Just as important is unblocking the elections in local unified communities. A recent decision of the Central Electoral Commission put this process on hold and must be reversed.
6. Safety for civil society
Civil society remains a strong driver of reforms and plays a vital role in guarding post-Maidan achievements. Nevertheless, recent months in Ukraine have been marked by a record number of physical attacks and administrative pressures on activists that have not been properly investigated. Only last week, one of Ukraine’s key judicial reform experts was threatened with disbarment for his anticorruption activity.
For Ukraine to keep its most fundamental reforms high on the political agenda, the state must prevent the unjustified persecution of civil society activists and avert further physical pressure. The parliament should finally cancel the unconstitutional obligation for civil society activists to submit e-declarations as public officials do. Authorities should enable the environment for civil society’s uninterrupted, effective, and safe participation in the policy process and its ability to keep government in check, particularly in view of the two upcoming elections.

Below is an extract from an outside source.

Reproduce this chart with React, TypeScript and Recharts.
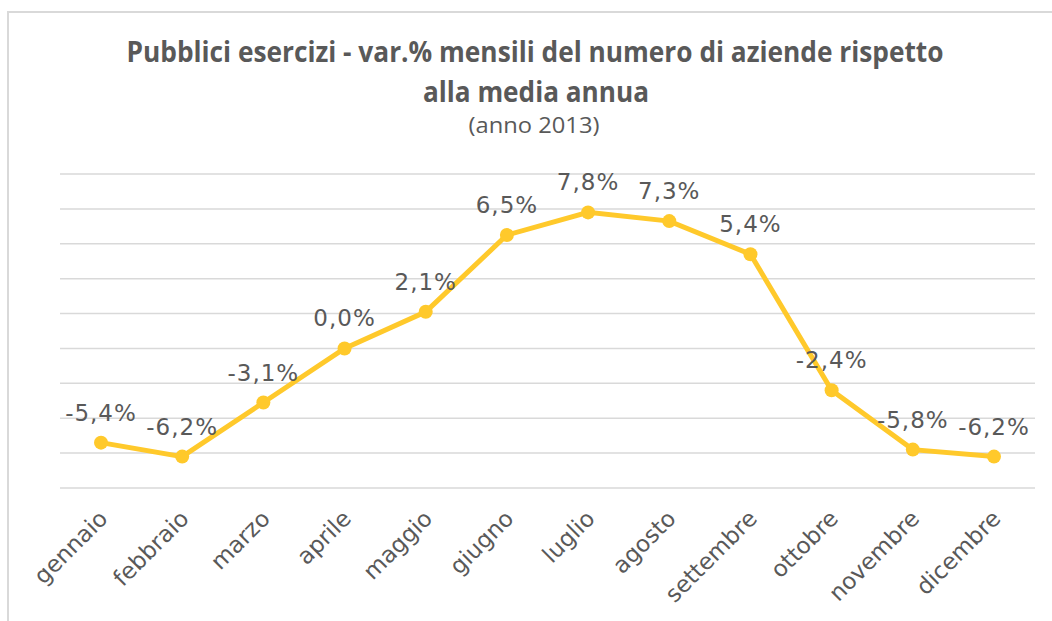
import { CartesianGrid, LabelList, Line, LineChart, XAxis, YAxis } from 'recharts';

const months = [
  'gennaio', 'febbraio', 'marzo', 'aprile', 'maggio', 'giugno',
  'luglio', 'agosto', 'settembre', 'ottobre', 'novembre', 'dicembre',
];
const variations = [-5.4, -6.2, -3.1, 0.0, 2.1, 6.5, 7.8, 7.3, 5.4, -2.4, -5.8, -6.2];
const yTicks = [-8, -6, -4, -2, 0, 2, 4, 6, 8, 10];

const titleLines = ['Pubblici esercizi - var.% mensili del numero di aziende rispetto', 'alla media annua'];
const subtitle = '(anno 2013)';

const data = months.map((m, i) => ({ month: m, value: variations[i] }));

const fmt = (v: number) => v.toFixed(1).replace('.', ',') + '%';

const TEXT = '#595959';
const YELLOW = '#FFC92B';

function MonthTick({ x, y, payload }: any) {
  const ax = x + 8;
  const ay = y + 24;
  return (
    <text
      x={ax}
      y={ay}
      transform={`rotate(-45, ${ax}, ${ay})`}
      textAnchor="end"
      fill={TEXT}
      fontSize={23}
      fontFamily="'DejaVu Sans', Verdana, sans-serif"
    >
      {payload.value}
    </text>
  );
}

function ValueLabel(props: any) {
  const { x, y, value } = props;
  return (
    <text
      x={x}
      y={y - 22}
      textAnchor="middle"
      fill={TEXT}
      fontSize={23}
      letterSpacing={1}
      fontFamily="'DejaVu Sans', Verdana, sans-serif"
    >
      {fmt(value)}
    </text>
  );
}

export default function App() {
  return (
    <div style={{ position: 'fixed', left: 0, top: 0, width: 1052, height: 621, overflow: 'hidden', background: '#fff' }}>
      <div
        style={{
          position: 'absolute', left: 7, top: 11, width: 1100, height: 700,
          border: '2px solid #d9d9d9', boxSizing: 'border-box',
        }}
      />
      <svg width={1052} height={150} style={{ position: 'absolute', left: 0, top: 0 }}>
        <text
          x={535} y={62} textAnchor="middle" fill={TEXT} fontSize={28} fontWeight="bold"
          fontFamily="'Liberation Sans Narrow', 'Open Sans', sans-serif"
          textLength={817} lengthAdjust="spacingAndGlyphs"
        >
          {titleLines[0]}
        </text>
        <text
          x={536} y={102} textAnchor="middle" fill={TEXT} fontSize={28} fontWeight="bold"
          fontFamily="'Liberation Sans Narrow', 'Open Sans', sans-serif"
          textLength={226} lengthAdjust="spacingAndGlyphs"
        >
          {titleLines[1]}
        </text>
        <text
          x={534} y={133} textAnchor="middle" fill={TEXT} fontSize={22}
          fontFamily="'Liberation Sans Narrow', 'Open Sans', sans-serif"
          textLength={131} lengthAdjust="spacingAndGlyphs"
        >
          {subtitle}
        </text>
      </svg>
      <div style={{ position: 'absolute', left: 0, top: 0 }}>
        <LineChart width={1052} height={621} data={data} margin={{ top: 174, right: 17, bottom: 0, left: 60 }}>
          <CartesianGrid vertical={false} stroke="#d9d9d9" strokeWidth={1.5} />
          <XAxis
            dataKey="month"
            height={133}
            interval={0}
            axisLine={false}
            tickLine={false}
            padding={{ left: 41, right: 41 }}
            tick={<MonthTick />}
          />
          <YAxis hide domain={[-8, 10]} ticks={yTicks} type="number" />
          <Line
            dataKey="value"
            stroke={YELLOW}
            strokeWidth={5}
            dot={{ r: 7, fill: YELLOW, stroke: YELLOW, strokeWidth: 0 }}
            isAnimationActive={false}
          >
            <LabelList dataKey="value" content={<ValueLabel />} />
          </Line>
        </LineChart>
      </div>
    </div>
  );
}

On September 11, at a public forum held by Reanimation Package of Reforms, Speaker of Parliament Andriy Parubiy and Prime Minister Volodymyr Groisman voiced support for most of these goals and reinforced their commitment to work with civil society and international partners. These promises must now be translated into consolidated actions. Without them, these priorities are nothing more than another wish list.
Olena Prokopenko is the head of international relations at Reanimation Package of Reforms coalition in Kyiv.